Principles of Chaos Engineering
Chaos Engineering is a discipline that focuses on improving the resilience and stability of complex systems through controlled experiments. The goal is to uncover and address potential weaknesses and failures before they become critical incidents.
The principles of Chaos Engineering include:
- Build a Hypothesis: Formulate a hypothesis about the system’s steady-state behavior and identify the metrics that represent this behavior.
- Introduce Controlled Chaos: Introduce controlled experiments that may disrupt the system’s steady-state behavior to verify the hypothesis.
- Measure the Impact: Monitor the system’s behavior during the experiment to understand the impact of the introduced chaos.
- Learn and Improve: Analyze the results, learn from the experiment, and implement improvements to enhance the system’s resilience and stability.
Benefits of Chaos Engineering
Chaos Engineering offers numerous benefits for organizations that deploy complex systems.
Some of the key benefits include:
- Enhanced System Resilience: By proactively identifying and addressing potential weaknesses, Chaos Engineering helps improve the overall resilience and stability of a system.
- Reduced Downtime: Through early detection and mitigation of potential failures, Chaos Engineering can help minimize system downtime and avoid costly outages.
- Improved Incident Response: By exposing teams to real-world failure scenarios, Chaos Engineering helps them develop better incident response strategies and improve their ability to handle critical incidents.
- Increased Confidence in System Reliability: As teams gain a better understanding of their systems through Chaos Engineering, they can be more confident in the system’s ability to withstand unexpected events and maintain performance.
- Continuous Improvement: Chaos Engineering promotes a culture of continuous learning and improvement, enabling teams to iterate on their systems and processes and adapt to changing requirements and conditions.
Implementing Chaos Engineering in Practice
To successfully implement Chaos Engineering in your organization, follow these steps:
- Define the System’s Steady State: Establish a clear understanding of your system’s normal behavior, including key performance indicators (KPIs) and service level objectives (SLOs).
- Identify and Prioritize Potential Failure Scenarios: Analyze your system to identify critical components and potential failure scenarios that could impact its stability and resilience.
- Develop Chaos Experiments: Design controlled experiments that introduce chaos into the system to test its ability to withstand various failure scenarios.
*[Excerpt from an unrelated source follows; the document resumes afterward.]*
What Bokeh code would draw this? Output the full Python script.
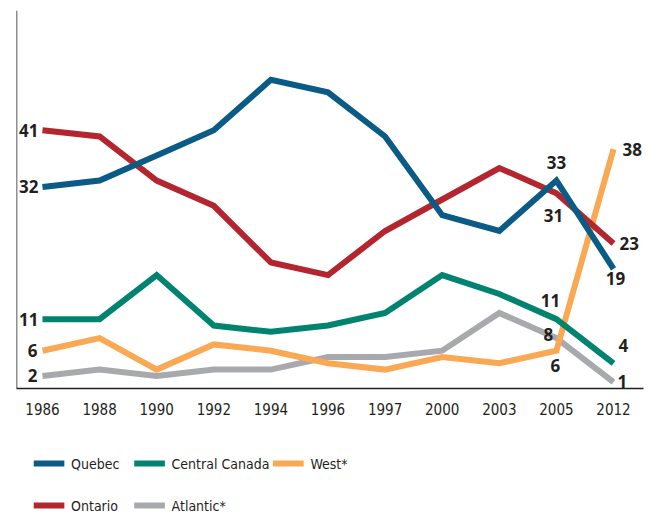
from bokeh.plotting import figure
from bokeh.models import Range1d, FixedTicker, Span
from bokeh.layouts import column
from bokeh.embed import file_html
from bokeh.resources import INLINE
from bokeh.core.properties import value

years = ["1986", "1988", "1990", "1992", "1994", "1996", "1997", "2000", "2003", "2005", "2012"]
quebec = [32, 33, 37, 41, 49, 47, 40, 27.5, 25, 33, 19]
ontario = [41, 40, 33, 29, 20, 18, 25, 30, 35, 31, 23]
central = [11, 11, 18, 10, 9, 10, 12, 18, 15, 11, 4]
west = [6, 8, 3, 7, 6, 4, 3, 5, 4, 6, 38]
atlantic = [2, 3, 2, 3, 3, 5, 5, 6, 12, 8, 1]

names = ["Quebec", "Ontario", "Central Canada", "West*", "Atlantic*"]
series = [quebec, ontario, central, west, atlantic]
colors = ["#0a5c86", "#b3262f", "#008470", "#f9a854", "#a7a9ac"]
draw_order = [4, 3, 2, 1, 0]

# labelled points: (series index, year index, dx, dy, align)
labels = [
    (0, 0, -4, 0, "right"), (1, 0, -4, 0, "right"), (2, 0, -4, 0, "right"),
    (3, 0, -5, 0, "right"), (4, 0, -5, 0, "right"),
    (0, 9, 0, -18, "center"), (1, 9, -3, 22, "center"), (2, 9, -6, -19, "center"),
    (4, 9, -8, -4, "center"), (3, 9, -1, 15, "center"),
    (3, 10, 9, 0, "left"), (1, 10, 6, 0, "left"), (0, 10, 2, 10, "center"),
    (2, 10, 5, -18, "left"), (4, 10, 4, -1, "left"),
]

TXT = "#231f20"
NARROW = "'DejaVu Sans Condensed', 'Roboto Condensed', 'Liberation Sans Narrow', Roboto"

p = figure(width=655, height=428, output_backend="svg", toolbar_location=None, title=None,
           x_range=Range1d(-0.455, 10.525), y_range=Range1d(0, 60),
           min_border_left=16, min_border_right=12, min_border_top=10, min_border_bottom=40)
p.outline_line_color = None
p.grid.visible = False
p.yaxis.visible = False
p.background_fill_color = None
p.border_fill_color = None

xs = list(range(len(years)))
for i in draw_order:
    p.line(xs, series[i], line_color=colors[i], line_width=6, line_join="miter")

for si, yi, dx, dy, al in labels:
    v = series[si][yi]
    p.text(x=[yi], y=[v], text=[str(int(round(v)))], x_offset=dx, y_offset=dy,
           text_align=al, text_baseline="middle", text_color=TXT,
           text_font=value("Open Sans"), text_font_style="bold", text_font_size="17px")

p.add_layout(Span(location=-0.455, dimension="height", line_color=TXT, line_width=1.5))

ax = p.xaxis[0]
ax.ticker = FixedTicker(ticks=xs)
ax.major_label_overrides = {i: y for i, y in enumerate(years)}
ax.major_tick_line_color = None
ax.minor_tick_line_color = None
ax.axis_line_color = TXT
ax.axis_line_width = 1.5
ax.major_label_standoff = 8
ax.major_label_text_font = NARROW
ax.major_label_text_font_size = "15px"
ax.major_label_text_color = TXT

# legend figure
lg = figure(width=655, height=88, output_backend="svg", toolbar_location=None, title=None,
            x_range=Range1d(0, 655), y_range=Range1d(88, 0),
            min_border=0)
lg.outline_line_color = None
lg.grid.visible = False
lg.axis.visible = False
lg.background_fill_color = None
lg.border_fill_color = None

col_x = [18, 123, 268]
row_y = [35, 77]
legend_pos = {0: (0, 0), 2: (1, 0), 3: (2, 0), 1: (0, 1), 4: (1, 1)}
for i, (c, r) in legend_pos.items():
    x0 = col_x[c]
    y0 = row_y[r]
    lg.segment(x0=[x0], y0=[y0], x1=[x0 + 32], y1=[y0], line_color=colors[i], line_width=6)
    lg.text(x=[x0 + 39], y=[y0], text=[names[i]], text_baseline="middle", text_align="left",
            text_color=TXT, text_font=value(NARROW), text_font_size="14px")

layout = column(p, lg, spacing=0)
open("out.html", "w").write(file_html(layout, INLINE))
Ensure that these experiments are safe, targeted, and can be easily rolled back if needed.
- Execute and Monitor Experiments: Run the experiments in a controlled environment while closely monitoring the system’s behavior and performance. Make sure to have mechanisms in place to abort the experiment if it causes excessive disruption.
- Results and Iterate: Analyze the results of the experiments, identify improvements, and implement them in your system. Continuously iterate on the process to refine your understanding of the system and further enhance its resilience.